Dataset rows:
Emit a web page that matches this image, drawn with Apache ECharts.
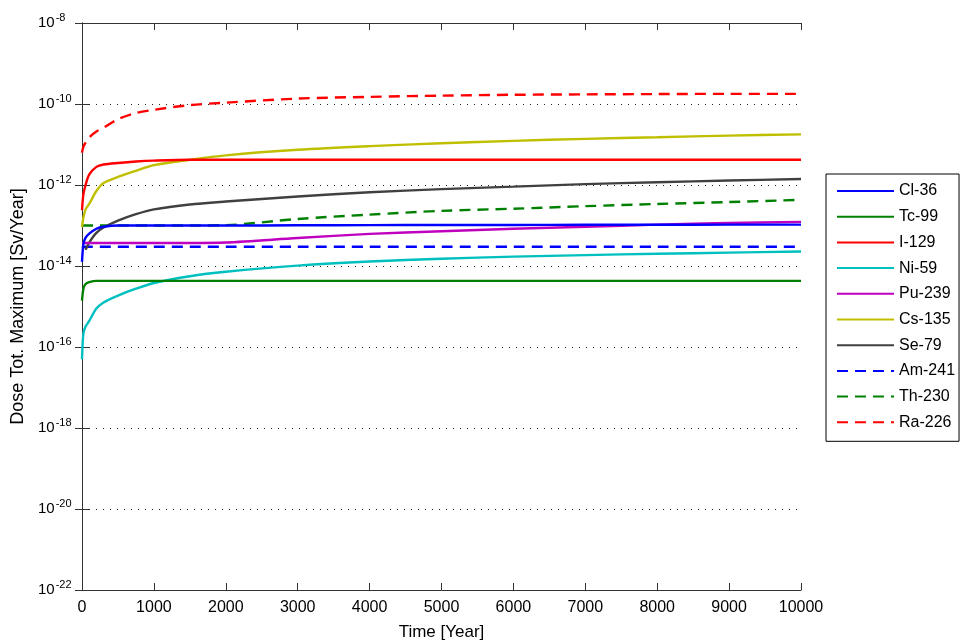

---

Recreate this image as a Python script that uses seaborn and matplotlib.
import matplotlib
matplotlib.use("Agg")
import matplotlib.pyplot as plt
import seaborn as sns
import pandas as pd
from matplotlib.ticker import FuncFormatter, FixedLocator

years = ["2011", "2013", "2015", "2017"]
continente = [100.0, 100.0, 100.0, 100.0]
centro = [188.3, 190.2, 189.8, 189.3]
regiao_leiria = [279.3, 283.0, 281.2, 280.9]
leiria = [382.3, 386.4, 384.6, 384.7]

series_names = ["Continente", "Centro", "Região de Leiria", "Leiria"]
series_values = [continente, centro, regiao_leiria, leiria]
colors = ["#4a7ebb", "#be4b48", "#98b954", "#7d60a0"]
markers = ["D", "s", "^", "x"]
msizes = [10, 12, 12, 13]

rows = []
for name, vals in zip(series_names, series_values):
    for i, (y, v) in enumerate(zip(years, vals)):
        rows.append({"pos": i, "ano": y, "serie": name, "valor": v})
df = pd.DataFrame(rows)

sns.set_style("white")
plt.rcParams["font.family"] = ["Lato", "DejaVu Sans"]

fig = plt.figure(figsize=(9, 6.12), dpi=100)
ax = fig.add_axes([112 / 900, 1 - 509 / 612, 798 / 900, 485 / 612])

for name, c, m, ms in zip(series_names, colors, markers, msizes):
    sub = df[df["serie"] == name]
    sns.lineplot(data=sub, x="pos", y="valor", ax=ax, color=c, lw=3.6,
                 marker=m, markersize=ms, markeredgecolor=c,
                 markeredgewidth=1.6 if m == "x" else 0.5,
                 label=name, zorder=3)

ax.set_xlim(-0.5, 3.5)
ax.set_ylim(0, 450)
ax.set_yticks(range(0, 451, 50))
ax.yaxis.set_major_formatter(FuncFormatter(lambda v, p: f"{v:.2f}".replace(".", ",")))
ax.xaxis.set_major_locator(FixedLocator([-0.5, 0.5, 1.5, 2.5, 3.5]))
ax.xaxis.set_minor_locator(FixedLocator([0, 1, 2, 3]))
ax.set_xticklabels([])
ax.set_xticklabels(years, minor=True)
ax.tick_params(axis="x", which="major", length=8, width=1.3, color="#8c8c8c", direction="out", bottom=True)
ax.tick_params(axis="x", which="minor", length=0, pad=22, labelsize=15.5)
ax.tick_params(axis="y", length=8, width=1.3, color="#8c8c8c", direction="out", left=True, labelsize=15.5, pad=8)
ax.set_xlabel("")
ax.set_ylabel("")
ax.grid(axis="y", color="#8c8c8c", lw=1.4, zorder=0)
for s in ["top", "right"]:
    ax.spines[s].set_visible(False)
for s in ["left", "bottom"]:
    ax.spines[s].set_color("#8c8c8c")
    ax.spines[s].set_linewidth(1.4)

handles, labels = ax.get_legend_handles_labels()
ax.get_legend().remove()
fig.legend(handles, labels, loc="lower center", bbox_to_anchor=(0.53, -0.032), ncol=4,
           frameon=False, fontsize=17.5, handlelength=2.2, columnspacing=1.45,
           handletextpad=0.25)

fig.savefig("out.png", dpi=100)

---

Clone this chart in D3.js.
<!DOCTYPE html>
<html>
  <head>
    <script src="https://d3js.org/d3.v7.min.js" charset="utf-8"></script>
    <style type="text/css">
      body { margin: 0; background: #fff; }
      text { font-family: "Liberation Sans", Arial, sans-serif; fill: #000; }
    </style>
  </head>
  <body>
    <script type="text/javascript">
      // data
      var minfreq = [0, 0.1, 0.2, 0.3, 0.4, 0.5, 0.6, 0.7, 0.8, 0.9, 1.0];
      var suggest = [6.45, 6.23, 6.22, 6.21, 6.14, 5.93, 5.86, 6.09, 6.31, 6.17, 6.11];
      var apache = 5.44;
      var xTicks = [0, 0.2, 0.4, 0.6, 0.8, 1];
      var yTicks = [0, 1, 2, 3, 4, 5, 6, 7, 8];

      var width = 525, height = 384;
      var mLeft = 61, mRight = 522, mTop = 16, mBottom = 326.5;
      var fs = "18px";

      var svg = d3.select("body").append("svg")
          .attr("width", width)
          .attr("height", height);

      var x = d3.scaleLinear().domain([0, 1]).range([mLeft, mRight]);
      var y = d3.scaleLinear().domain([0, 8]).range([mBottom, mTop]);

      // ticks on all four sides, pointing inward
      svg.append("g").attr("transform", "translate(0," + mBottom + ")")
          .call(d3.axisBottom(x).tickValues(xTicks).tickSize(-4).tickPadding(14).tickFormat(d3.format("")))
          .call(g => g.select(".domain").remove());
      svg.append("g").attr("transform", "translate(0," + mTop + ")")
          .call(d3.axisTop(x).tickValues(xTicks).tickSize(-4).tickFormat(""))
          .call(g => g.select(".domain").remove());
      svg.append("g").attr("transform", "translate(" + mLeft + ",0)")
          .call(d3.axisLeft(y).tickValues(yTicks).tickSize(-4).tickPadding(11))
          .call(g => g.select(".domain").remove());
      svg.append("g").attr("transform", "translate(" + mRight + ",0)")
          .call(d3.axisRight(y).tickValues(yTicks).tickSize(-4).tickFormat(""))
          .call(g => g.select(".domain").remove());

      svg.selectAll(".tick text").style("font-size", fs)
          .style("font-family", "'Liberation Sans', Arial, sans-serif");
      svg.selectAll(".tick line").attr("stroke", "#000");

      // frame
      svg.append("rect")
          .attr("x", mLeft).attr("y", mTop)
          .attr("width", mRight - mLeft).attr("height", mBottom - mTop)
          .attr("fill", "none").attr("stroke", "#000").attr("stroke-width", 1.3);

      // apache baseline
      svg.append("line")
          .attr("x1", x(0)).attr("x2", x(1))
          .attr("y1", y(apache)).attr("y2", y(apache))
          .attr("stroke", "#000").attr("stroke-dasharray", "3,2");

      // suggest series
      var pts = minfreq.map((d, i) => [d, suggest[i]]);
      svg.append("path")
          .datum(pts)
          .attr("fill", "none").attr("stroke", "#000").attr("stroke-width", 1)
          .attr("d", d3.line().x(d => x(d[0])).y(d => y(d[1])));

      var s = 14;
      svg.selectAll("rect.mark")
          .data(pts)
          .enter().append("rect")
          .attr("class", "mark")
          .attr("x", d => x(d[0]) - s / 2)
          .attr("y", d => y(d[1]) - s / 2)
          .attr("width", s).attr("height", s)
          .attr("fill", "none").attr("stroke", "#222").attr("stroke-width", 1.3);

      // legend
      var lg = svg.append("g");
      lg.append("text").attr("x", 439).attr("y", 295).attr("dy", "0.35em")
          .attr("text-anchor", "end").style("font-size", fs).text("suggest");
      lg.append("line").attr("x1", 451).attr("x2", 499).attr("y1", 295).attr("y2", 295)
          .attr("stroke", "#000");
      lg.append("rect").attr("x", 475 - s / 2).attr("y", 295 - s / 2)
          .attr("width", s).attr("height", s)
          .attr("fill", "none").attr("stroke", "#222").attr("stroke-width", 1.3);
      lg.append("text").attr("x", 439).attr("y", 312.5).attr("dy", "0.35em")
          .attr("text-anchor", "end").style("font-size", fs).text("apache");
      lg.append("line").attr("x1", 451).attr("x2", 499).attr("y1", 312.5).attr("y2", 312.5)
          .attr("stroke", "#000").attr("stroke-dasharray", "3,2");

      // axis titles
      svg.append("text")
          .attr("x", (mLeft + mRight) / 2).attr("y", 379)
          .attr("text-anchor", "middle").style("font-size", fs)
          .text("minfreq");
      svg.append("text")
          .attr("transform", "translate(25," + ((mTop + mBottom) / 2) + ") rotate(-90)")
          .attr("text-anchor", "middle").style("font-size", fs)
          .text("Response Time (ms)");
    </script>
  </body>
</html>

Aim:
Repeat, word for word, only the lines from the line holding "Recreate this image" through the line holding "msizes = [10, 12, 12, 13]", with both of those lines included.

Reply:
Recreate this image as a Python script that uses seaborn and matplotlib.
import matplotlib
matplotlib.use("Agg")
import matplotlib.pyplot as plt
import seaborn as sns
import pandas as pd
from matplotlib.ticker import FuncFormatter, FixedLocator

years = ["2011", "2013", "2015", "2017"]
continente = [100.0, 100.0, 100.0, 100.0]
centro = [188.3, 190.2, 189.8, 189.3]
regiao_leiria = [279.3, 283.0, 281.2, 280.9]
leiria = [382.3, 386.4, 384.6, 384.7]

series_names = ["Continente", "Centro", "Região de Leiria", "Leiria"]
series_values = [continente, centro, regiao_leiria, leiria]
colors = ["#4a7ebb", "#be4b48", "#98b954", "#7d60a0"]
markers = ["D", "s", "^", "x"]
msizes = [10, 12, 12, 13]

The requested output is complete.